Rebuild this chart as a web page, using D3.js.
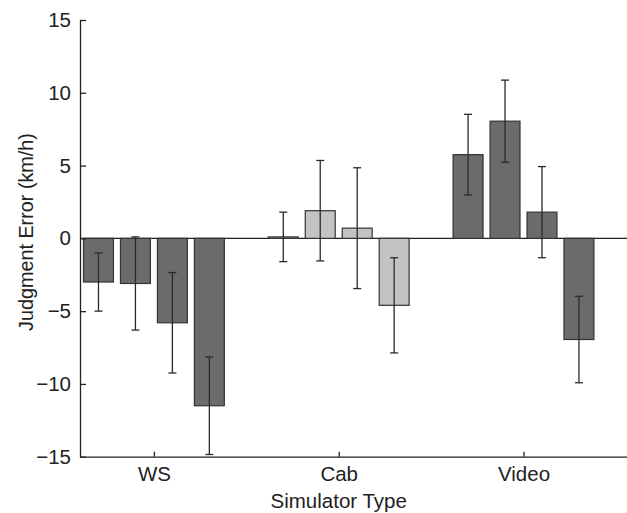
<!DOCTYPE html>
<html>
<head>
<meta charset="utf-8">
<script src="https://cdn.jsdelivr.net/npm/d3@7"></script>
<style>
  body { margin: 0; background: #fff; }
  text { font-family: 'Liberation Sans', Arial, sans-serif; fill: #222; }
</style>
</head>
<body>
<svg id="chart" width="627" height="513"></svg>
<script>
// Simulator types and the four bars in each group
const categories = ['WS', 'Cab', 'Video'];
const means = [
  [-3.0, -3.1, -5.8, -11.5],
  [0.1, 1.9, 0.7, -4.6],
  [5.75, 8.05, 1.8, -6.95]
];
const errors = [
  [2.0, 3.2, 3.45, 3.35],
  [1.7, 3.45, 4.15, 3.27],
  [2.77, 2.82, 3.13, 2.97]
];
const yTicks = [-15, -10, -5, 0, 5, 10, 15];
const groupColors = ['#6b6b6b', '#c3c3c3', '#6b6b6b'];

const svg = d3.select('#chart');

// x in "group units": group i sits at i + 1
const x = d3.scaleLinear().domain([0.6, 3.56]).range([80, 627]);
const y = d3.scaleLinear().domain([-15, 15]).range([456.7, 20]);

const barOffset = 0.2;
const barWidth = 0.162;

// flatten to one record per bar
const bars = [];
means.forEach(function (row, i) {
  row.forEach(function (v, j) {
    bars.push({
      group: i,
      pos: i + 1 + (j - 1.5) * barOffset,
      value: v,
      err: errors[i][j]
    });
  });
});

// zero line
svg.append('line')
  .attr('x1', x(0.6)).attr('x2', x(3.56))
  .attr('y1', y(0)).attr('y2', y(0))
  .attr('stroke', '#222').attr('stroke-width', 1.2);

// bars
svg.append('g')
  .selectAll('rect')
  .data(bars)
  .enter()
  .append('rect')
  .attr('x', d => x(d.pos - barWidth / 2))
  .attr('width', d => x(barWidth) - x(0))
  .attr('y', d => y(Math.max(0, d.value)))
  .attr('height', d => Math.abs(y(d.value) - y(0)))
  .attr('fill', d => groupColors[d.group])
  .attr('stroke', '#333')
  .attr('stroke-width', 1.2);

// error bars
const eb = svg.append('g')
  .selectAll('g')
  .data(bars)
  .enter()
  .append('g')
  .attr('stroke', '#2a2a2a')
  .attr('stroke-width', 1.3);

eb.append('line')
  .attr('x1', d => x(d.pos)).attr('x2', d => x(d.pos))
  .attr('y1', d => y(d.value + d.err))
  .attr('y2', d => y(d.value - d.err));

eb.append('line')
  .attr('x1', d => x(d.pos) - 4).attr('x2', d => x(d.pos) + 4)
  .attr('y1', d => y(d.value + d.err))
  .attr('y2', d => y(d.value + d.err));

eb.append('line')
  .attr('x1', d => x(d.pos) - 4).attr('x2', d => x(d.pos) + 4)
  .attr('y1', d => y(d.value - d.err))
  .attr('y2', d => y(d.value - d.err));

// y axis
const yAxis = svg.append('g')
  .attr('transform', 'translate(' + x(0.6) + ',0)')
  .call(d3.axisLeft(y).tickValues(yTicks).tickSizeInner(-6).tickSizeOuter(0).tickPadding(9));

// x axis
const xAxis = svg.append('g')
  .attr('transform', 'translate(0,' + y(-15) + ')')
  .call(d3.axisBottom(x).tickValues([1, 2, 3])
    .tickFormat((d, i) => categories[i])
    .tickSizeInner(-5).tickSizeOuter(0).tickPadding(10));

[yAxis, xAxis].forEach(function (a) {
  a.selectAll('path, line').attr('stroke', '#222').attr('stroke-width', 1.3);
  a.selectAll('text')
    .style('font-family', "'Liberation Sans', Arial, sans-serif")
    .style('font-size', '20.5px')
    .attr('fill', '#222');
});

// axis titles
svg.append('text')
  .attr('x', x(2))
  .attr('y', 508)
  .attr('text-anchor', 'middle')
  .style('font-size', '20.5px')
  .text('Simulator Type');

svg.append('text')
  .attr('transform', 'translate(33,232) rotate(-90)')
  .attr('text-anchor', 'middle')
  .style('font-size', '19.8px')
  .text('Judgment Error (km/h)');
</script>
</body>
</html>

=-=-=

## [Given task]
Every line of the material is to be quoted exactly, with no pictures carried over.

## [Exercise output]
Rebuild this chart as a web page, using D3.js.
<!DOCTYPE html>
<html>
<head>
<meta charset="utf-8">
<script src="https://cdn.jsdelivr.net/npm/d3@7"></script>
<style>
  body { margin: 0; background: #fff; }
  text { font-family: 'Liberation Sans', Arial, sans-serif; fill: #222; }
</style>
</head>
<body>
<svg id="chart" width="627" height="513"></svg>
<script>
// Simulator types and the four bars in each group
const categories = ['WS', 'Cab', 'Video'];
const means = [
  [-3.0, -3.1, -5.8, -11.5],
  [0.1, 1.9, 0.7, -4.6],
  [5.75, 8.05, 1.8, -6.95]
];
const errors = [
  [2.0, 3.2, 3.45, 3.35],
  [1.7, 3.45, 4.15, 3.27],
  [2.77, 2.82, 3.13, 2.97]
];
const yTicks = [-15, -10, -5, 0, 5, 10, 15];
const groupColors = ['#6b6b6b', '#c3c3c3', '#6b6b6b'];

const svg = d3.select('#chart');

// x in "group units": group i sits at i + 1
const x = d3.scaleLinear().domain([0.6, 3.56]).range([80, 627]);
const y = d3.scaleLinear().domain([-15, 15]).range([456.7, 20]);

const barOffset = 0.2;
const barWidth = 0.162;

// flatten to one record per bar
const bars = [];
means.forEach(function (row, i) {
  row.forEach(function (v, j) {
    bars.push({
      group: i,
      pos: i + 1 + (j - 1.5) * barOffset,
      value: v,
      err: errors[i][j]
    });
  });
});

// zero line
svg.append('line')
  .attr('x1', x(0.6)).attr('x2', x(3.56))
  .attr('y1', y(0)).attr('y2', y(0))
  .attr('stroke', '#222').attr('stroke-width', 1.2);

// bars
svg.append('g')
  .selectAll('rect')
  .data(bars)
  .enter()
  .append('rect')
  .attr('x', d => x(d.pos - barWidth / 2))
  .attr('width', d => x(barWidth) - x(0))
  .attr('y', d => y(Math.max(0, d.value)))
  .attr('height', d => Math.abs(y(d.value) - y(0)))
  .attr('fill', d => groupColors[d.group])
  .attr('stroke', '#333')
  .attr('stroke-width', 1.2);

// error bars
const eb = svg.append('g')
  .selectAll('g')
  .data(bars)
  .enter()
  .append('g')
  .attr('stroke', '#2a2a2a')
  .attr('stroke-width', 1.3);

eb.append('line')
  .attr('x1', d => x(d.pos)).attr('x2', d => x(d.pos))
  .attr('y1', d => y(d.value + d.err))
  .attr('y2', d => y(d.value - d.err));

eb.append('line')
  .attr('x1', d => x(d.pos) - 4).attr('x2', d => x(d.pos) + 4)
  .attr('y1', d => y(d.value + d.err))
  .attr('y2', d => y(d.value + d.err));

eb.append('line')
  .attr('x1', d => x(d.pos) - 4).attr('x2', d => x(d.pos) + 4)
  .attr('y1', d => y(d.value - d.err))
  .attr('y2', d => y(d.value - d.err));

// y axis
const yAxis = svg.append('g')
  .attr('transform', 'translate(' + x(0.6) + ',0)')
  .call(d3.axisLeft(y).tickValues(yTicks).tickSizeInner(-6).tickSizeOuter(0).tickPadding(9));

// x axis
const xAxis = svg.append('g')
  .attr('transform', 'translate(0,' + y(-15) + ')')
  .call(d3.axisBottom(x).tickValues([1, 2, 3])
    .tickFormat((d, i) => categories[i])
    .tickSizeInner(-5).tickSizeOuter(0).tickPadding(10));

[yAxis, xAxis].forEach(function (a) {
  a.selectAll('path, line').attr('stroke', '#222').attr('stroke-width', 1.3);
  a.selectAll('text')
    .style('font-family', "'Liberation Sans', Arial, sans-serif")
    .style('font-size', '20.5px')
    .attr('fill', '#222');
});

// axis titles
svg.append('text')
  .attr('x', x(2))
  .attr('y', 508)
  .attr('text-anchor', 'middle')
  .style('font-size', '20.5px')
  .text('Simulator Type');

svg.append('text')
  .attr('transform', 'translate(33,232) rotate(-90)')
  .attr('text-anchor', 'middle')
  .style('font-size', '19.8px')
  .text('Judgment Error (km/h)');
</script>
</body>
</html>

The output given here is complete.